En este sentido, surgieron últimamente voces que sugieren una modificación del calendario y de la regulación electoral con el objeto de eliminar la renovación parcial para que ambas cámaras cambien su composición cada 4 años. Lógicamente, esto requeriría de una reforma constitucional. Al margen de las complicaciones y los riesgos que dicho proceso podría generar (si la Asamblea Constituyente se declarase soberana, podría abarcar cuestiones no necesariamente definidas en el contenido de la ley de convocatoria a dicha reforma), esto implicaría replantear la duración de los mandatos de los senadores, que hasta ahora es de 6 años, con un recambio parcial de un tercio de las provincias cada 2 años. Cabe preguntarse qué ocurriría como consecuencia de prescindir de la posibilidad de que la sociedad participe electoralmente y pueda expresar su voluntad de cambio o continuidad respecto de la agenda vigente en un contexto determinado. Si existieran mecanismos ordinarios de toma de decisión que requieren mayorías calificadas como para exigir un amplio consenso entre fuerzas políticas diferentes, así como canales efectivos de deliberación y participación ciudadana de forma de encauzar las opiniones predominantes en la sociedad, se acotaría el peligro de alargar los mandatos de los legisladores. Pero con gobiernos que tienden a anteponer la discrecionalidad y la concentración de autoridad en el Poder Ejecutivo en contextos de delegación de facultades e hiperpresidencialismo, la unilateralidad de las agendas e incluso programas transformacionales ideológicamente muy sesgados, la amenaza de que existan mayorías contingentes es muy significativa.

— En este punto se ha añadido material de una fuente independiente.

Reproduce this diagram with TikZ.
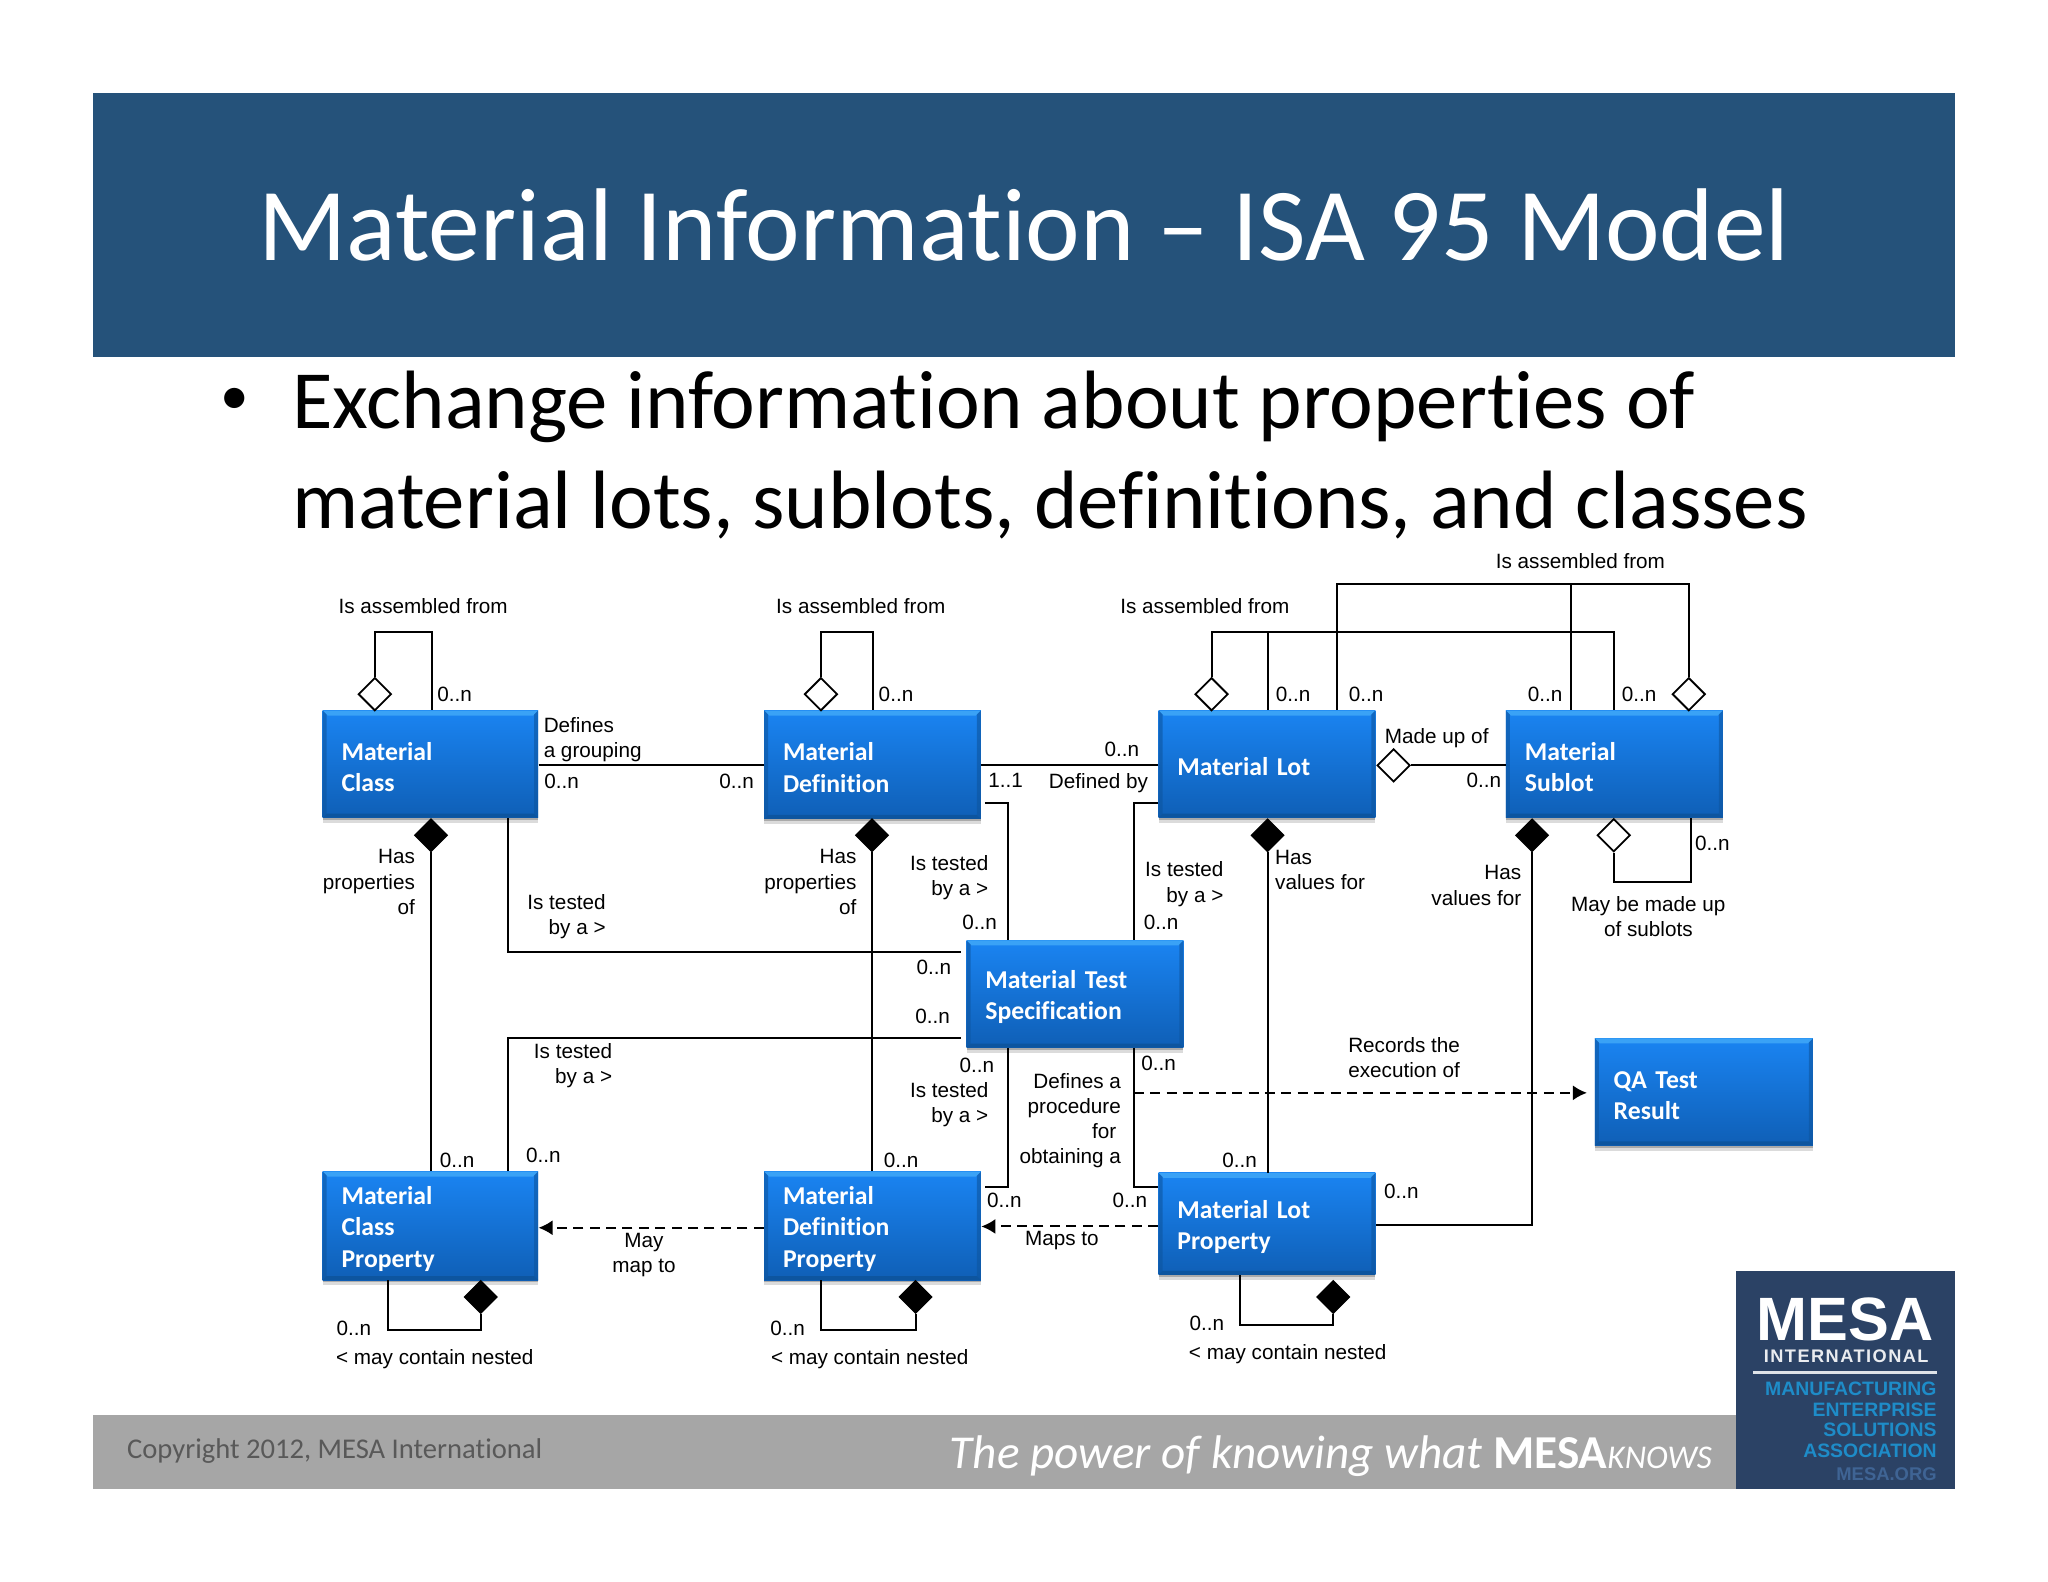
\documentclass[tikz,border=0pt]{standalone}
\usepackage{fontspec}
\setmainfont{Carlito}[Ligatures=NoCommon]
\newfontfamily\arial{Liberation Sans}
\newfontfamily\arialsp{Liberation Sans}[LetterSpace=8]
\usetikzlibrary{shapes.geometric,shadows,arrows.meta}
\definecolor{hdr}{HTML}{25527A}
\definecolor{boxtop}{HTML}{1A84F2}
\definecolor{boxbot}{HTML}{0F5FB6}
\definecolor{bevlight}{HTML}{3AA2F6}
\definecolor{bevdark}{HTML}{0D559F}
\definecolor{footgray}{HTML}{A6A6A6}
\definecolor{footdark}{HTML}{595959}
\definecolor{logobg}{HTML}{2B4265}
\definecolor{logoteal}{HTML}{1E8CC8}
\definecolor{logoblue}{HTML}{3F6494}
\tikzset{
  x=0.653pt,y=-0.653pt,
  matbox/.style n args={2}{
    minimum width={#1*0.653pt},minimum height={#2*0.653pt},
    text width={(#1-29)*0.653pt},inner xsep={14.5*0.653pt},inner ysep=0pt,
    align=left,text=white,font=\fontsize{12.85}{15.7}\selectfont\bfseries,
    execute at begin node={\rule{0pt}{12pt}},
    top color=boxtop,bottom color=boxbot,
    drop shadow={shadow xshift=0pt,shadow yshift=-1.2pt,opacity=0.22,fill=black},
    drop shadow={shadow xshift=0pt,shadow yshift=-2.6pt,opacity=0.14,fill=black},
    path picture={
      \fill[bevlight] (path picture bounding box.north west)--(path picture bounding box.north east)
        --([xshift=-2.5pt,yshift=-2.5pt]path picture bounding box.north east)
        --([xshift=2.5pt,yshift=-2.5pt]path picture bounding box.north west)--cycle;
      \fill[bevdark] (path picture bounding box.south west)--(path picture bounding box.south east)
        --([xshift=-2pt,yshift=2pt]path picture bounding box.south east)
        --([xshift=2pt,yshift=2pt]path picture bounding box.south west)--cycle;
      \fill[bevdark,opacity=0.6] (path picture bounding box.south west)--(path picture bounding box.north west)
        --([xshift=2pt,yshift=-2pt]path picture bounding box.north west)
        --([xshift=2pt,yshift=2pt]path picture bounding box.south west)--cycle;
      \fill[bevdark,opacity=0.6] (path picture bounding box.south east)--(path picture bounding box.north east)
        --([xshift=-2pt,yshift=-2pt]path picture bounding box.north east)
        --([xshift=-2pt,yshift=2pt]path picture bounding box.south east)--cycle;
    }},
  lab/.style={font=\fontsize{10.35}{12.6}\selectfont\arial,inner sep=0pt,text=black,align=center,yshift=-0.25pt},
  labr/.style={lab,align=right,anchor=east},
  labl/.style={lab,align=left,anchor=west},
  conn/.style={draw=black,line width=1pt},
  dashconn/.style={conn,dash pattern=on 5pt off 3.2pt,-{Latex[length=7pt,width=7.5pt]}},
  opend/.style={diamond,aspect=1,draw=black,fill=white,line width=0.9pt,minimum width=16.5pt,minimum height=16.5pt,inner sep=0pt},
  filld/.style={diamond,aspect=1,draw=black,fill=black,line width=0.6pt,minimum width=16.5pt,minimum height=16.5pt,inner sep=0pt},
}
\begin{document}
\begin{tikzpicture}
\useasboundingbox (0,0) rectangle (1568,1211.2);
\fill[white] (0,0) rectangle (1568,1211.2);
% header
\node[fill=hdr,minimum width={1426*0.653pt},minimum height={202*0.653pt},inner sep=0pt] (hdrbar) at (784,172) {};
\node[text=white,font=\fontsize{51.7}{60}\selectfont,inner sep=0pt] (title) at (784,172.5) {Material Information – ISA 95 Model};
% bullet
\node[font=\fontsize{28.6}{32}\selectfont,inner sep=0pt,anchor=base] (bul) at (180,317.5) {•};
\node[font=\fontsize{41.4}{50}\selectfont,inner sep=0pt,anchor=base west] (line1) at (223.3,328) {Exchange information about properties of};
\node[font=\fontsize{41.4}{50}\selectfont,inner sep=0pt,anchor=base west] (line2) at (223.3,404.5) {material lots, sublots, definitions, and classes};
% footer
\node[fill=footgray,minimum width={1258*0.653pt},minimum height={57*0.653pt},inner sep=0pt] (footbar) at (700,1111.5) {};
\node[text=footdark,font=\fontsize{14.3}{16}\selectfont,inner sep=0pt,anchor=west] (copy) at (97,1111) {Copyright 2012, MESA International};
\node[text=white,font=\fontsize{23.6}{26}\selectfont\itshape,inner sep=0pt,anchor=east] (tag) at (1311,1114.5) {The power of knowing what {\upshape\bfseries MESA}{\fontsize{16.6}{18}\selectfont KNOWS}};
% logo
\node[fill=logobg,minimum width={168*0.653pt},minimum height={167*0.653pt},inner sep=0pt] (logo) at (1413,1056.5) {};
\node[text=white,font=\fontsize{30.6}{32}\selectfont\arial\bfseries,inner sep=0pt] (lmesa) at (1412.5,1010.5) {MESA};
\node[text=white!90!logobg,font=\fontsize{9.1}{10}\selectfont\arialsp\bfseries,inner sep=0pt] (lint) at (1413.5,1038.6) {INTERNATIONAL};
\node[fill=white!85!logobg,minimum width={141*0.653pt},minimum height={2.5*0.653pt},inner sep=0pt] (lrule) at (1412.5,1050.8) {};
\node[text=logoteal,font=\fontsize{9.7}{11}\selectfont\arial\bfseries,inner sep=0pt,anchor=east] (lm1) at (1483,1063.6) {MANUFACTURING};
\node[text=logoteal,font=\fontsize{9.7}{11}\selectfont\arial\bfseries,inner sep=0pt,anchor=east] (lm2) at (1483,1079) {ENTERPRISE};
\node[text=logoteal,font=\fontsize{9.7}{11}\selectfont\arial\bfseries,inner sep=0pt,anchor=east] (lm3) at (1483,1095) {SOLUTIONS};
\node[text=logoteal,font=\fontsize{9.7}{11}\selectfont\arial\bfseries,inner sep=0pt,anchor=east] (lm4) at (1483,1110.8) {ASSOCIATION};
\node[text=logoblue,font=\fontsize{9.2}{11}\selectfont\arial\bfseries,inner sep=0pt,anchor=east] (lm5) at (1483,1128.7) {MESA.ORG};
% boxes
\node[matbox={165}{82}] (mc) at (329.5,585) {Material\\Class};
\node[matbox={166}{83}] (md) at (668,585.5) {Material\\Definition};
\node[matbox={166}{82}] (ml) at (970,585) {Material Lot};
\node[matbox={166}{82}] (ms) at (1236,585) {Material\\Sublot};
\node[matbox={166}{82}] (ts) at (823,761) {Material Test\\Specification};
\node[matbox={167}{82}] (qa) at (1304.5,836) {QA Test\\Result};
\node[matbox={165}{83}] (mcp) at (329.5,938.5) {Material\\Class\\Property};
\node[matbox={166}{83}] (mdp) at (668,938.5) {Material\\Definition\\Property};
\node[matbox={166}{78}] (mlp) at (970,937) {Material Lot\\Property};
% diamonds
\node[opend] (dmc) at (287,531.5) {};
\node[opend] (dmd) at (628.5,531.5) {};
\node[opend] (dml) at (927.6,531.5) {};
\node[opend] (dms) at (1293,531.5) {};
\node[opend] (dlot) at (1067,586) {};
\node[opend] (dsub) at (1235.5,639.5) {};
\node[filld] (fmc) at (330,639.5) {};
\node[filld] (fmd) at (667.6,639.5) {};
\node[filld] (fml) at (970.5,639.5) {};
\node[filld] (fms) at (1173,639.5) {};
\node[filld] (fmcp) at (368,993) {};
\node[filld] (fmdp) at (701,993) {};
\node[filld] (fmlp) at (1020.8,993) {};
% free ends
\coordinate (t1) at (736,729);
\coordinate (t2) at (736,794.5);
\coordinate (t3) at (754,615);
\coordinate (t4) at (754,908.6);
% connectors
\draw[conn] (dmc.north) |- (330.4,484) -- (mc.north -| 330.4,0);
\draw[conn] (dmd.north) |- (668.7,484) -- (md.north -| 668.7,0);
\draw[conn] (dml.north) |- (1236,484) -- (ms.north -| 1236,0);
\draw[conn] (971,484) -- (ml.north -| 971,0);
\draw[conn] (dms.north) |- (1023.7,447.5) -- (ml.north -| 1023.7,0);
\draw[conn] (1203,447.5) -- (ms.north -| 1203,0);
\draw[conn] (mc.east |- 0,586) -- (md.west |- 0,586);
\draw[conn] (md.east |- 0,586) -- (ml.west |- 0,586);
\draw[conn] (dlot.east) -- (ms.west |- dlot.east);
\draw[conn] (fmc.south) -- (mcp.north -| fmc.south);
\draw[conn] (fmd.south) -- (mdp.north -| fmd.south);
\draw[conn] (fml.south) -- (mlp.north -| fml.south);
\draw[conn] (fms.south) |- (mlp.east |- 0,938);
\draw[conn] (dsub.south) |- (1295,675) -- (ms.south -| 1295,0);
\draw[conn] (mc.south -| 389,0) |- (t1);
\draw[conn] (mcp.north -| 389,0) |- (t2);
\draw[conn] (t3) -| (ts.north -| 772,0);
\draw[conn] (ml.west |- 0,615) -| (ts.north -| 868,0);
\draw[conn] (ts.south -| 772,0) |- (t4);
\draw[conn] (ts.south -| 868,0) |- (mlp.west |- 0,908.6);
\draw[dashconn] (868,836.7) -- (1215,836.7);
\draw[dashconn] (mdp.west |- 0,940) -- (mcp.east |- 0,940);
\draw[dashconn] (mlp.west |- 0,939) -- (mdp.east |- 0,939);
\draw[conn] (mcp.south -| 296.7,0) |- (368,1018) -- (fmcp.south);
\draw[conn] (mdp.south -| 628.7,0) |- (701,1018) -- (fmdp.south);
\draw[conn] (mlp.south -| 949.6,0) |- (1020.8,1014.6) -- (fmlp.south);
% labels
\node[lab] (a1) at (324,464) {Is assembled from};
\node[lab] (a2) at (659,464) {Is assembled from};
\node[lab] (a3) at (922.5,464) {Is assembled from};
\node[lab] (a4) at (1210,429) {Is assembled from};
\node[lab] (n1) at (348,531) {0..n};
\node[lab] (n2) at (686,531) {0..n};
\node[lab] (n3) at (990,531) {0..n};
\node[lab] (n4) at (1046,531) {0..n};
\node[lab] (n5) at (1183,531) {0..n};
\node[lab] (n6) at (1255,531) {0..n};
\node[labl] (b1) at (416,566) {Defines\\a grouping};
\node[lab] (n7) at (430,598) {0..n};
\node[lab] (n8) at (564,598) {0..n};
\node[lab] (o1) at (770,597) {1..1};
\node[lab] (n9) at (859,573) {0..n};
\node[lab] (b2) at (841,599) {Defined by};
\node[lab] (b3) at (1100,565) {Made up of};
\node[lab] (n10) at (1136,597) {0..n};
\node[labr] (c1) at (318,675) {Has\\properties\\of};
\node[labr] (c2) at (656,675) {Has\\properties\\of};
\node[labr] (c3) at (464,701.5) {Is tested\\by a >};
\node[labr] (c4) at (757,671.5) {Is tested\\by a >};
\node[labr] (c5) at (937,676.5) {Is tested\\by a >};
\node[lab] (n11) at (750,706) {0..n};
\node[lab] (n12) at (715,740) {0..n};
\node[lab] (n13) at (714,778) {0..n};
\node[lab] (n14) at (889,706) {0..n};
\node[labl] (c6) at (976,665.5) {Has\\values for};
\node[labr] (c7) at (1165,677.5) {Has\\values for};
\node[lab] (n15) at (1311,645) {0..n};
\node[lab] (c8) at (1262,701.5) {May be made up\\of sublots};
\node[labr] (c9) at (469,815.5) {Is tested\\by a >};
\node[lab] (n16) at (748,815) {0..n};
\node[lab] (n17) at (887,814) {0..n};
\node[labr] (c10) at (757,845.5) {Is tested\\by a >};
\node[labr] (c11) at (858.5,857.5) {Defines a\\procedure\\for\phantom{i}\\obtaining a};
\node[lab] (c12) at (1075,809.5) {Records the\\execution of};
\node[lab] (n18) at (350,888) {0..n};
\node[lab] (n19) at (416,884) {0..n};
\node[lab] (n20) at (690,888) {0..n};
\node[lab] (n21) at (949,888) {0..n};
\node[lab] (n22) at (769,919) {0..n};
\node[lab] (n23) at (865,919) {0..n};
\node[lab] (n24) at (1073,912) {0..n};
\node[lab] (c13) at (493,960.5) {May\\map to};
\node[lab] (c14) at (813,949) {Maps to};
\node[lab] (n25) at (271,1017) {0..n};
\node[lab] (n26) at (603,1017) {0..n};
\node[lab] (n27) at (924,1013) {0..n};
\node[labl] (c15) at (257,1040) {< may contain nested};
\node[labl] (c16) at (590,1040) {< may contain nested};
\node[labl] (c17) at (910,1036) {< may contain nested};
\end{tikzpicture}
\end{document}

¿Qué hubiera ocurrido durante la segunda presidencia de CFK, en el contexto del “vamos por todo”, de no mediar la crucial derrota en las elecciones de 2013? ¿Hubiera acaso naufragado, como ocurrió, la famosa iniciativa pomposamente denominada “democratización de la Justicia”, que implicaba la muerte de cualquier pretensión de independencia de dicho poder y su colonización por parte de personajes leales a los sectores más duros del kirchnerismo? La renovación parcial de ambas cámaras constituye un sano seguro contra los sesgos mayoritarios y los comportamientos en manada de electorados que en determinadas circunstancias en las que predominan fuertes vocaciones de cambio, corrientes de opinión o meros berrinches puedan violarse derechos adquiridos y, sobre todo, ignorarse o lesionarse los derechos de determinadas minorías.
Deben debatirse y diseñarse esquemas institucionales concebidos para promover la participación y el control ciudadanos, evitar las distorsiones del hiperpresidencialismo y, al mismo tiempo, asegurar la gobernabilidad democrática y la solución efectiva de conflictos.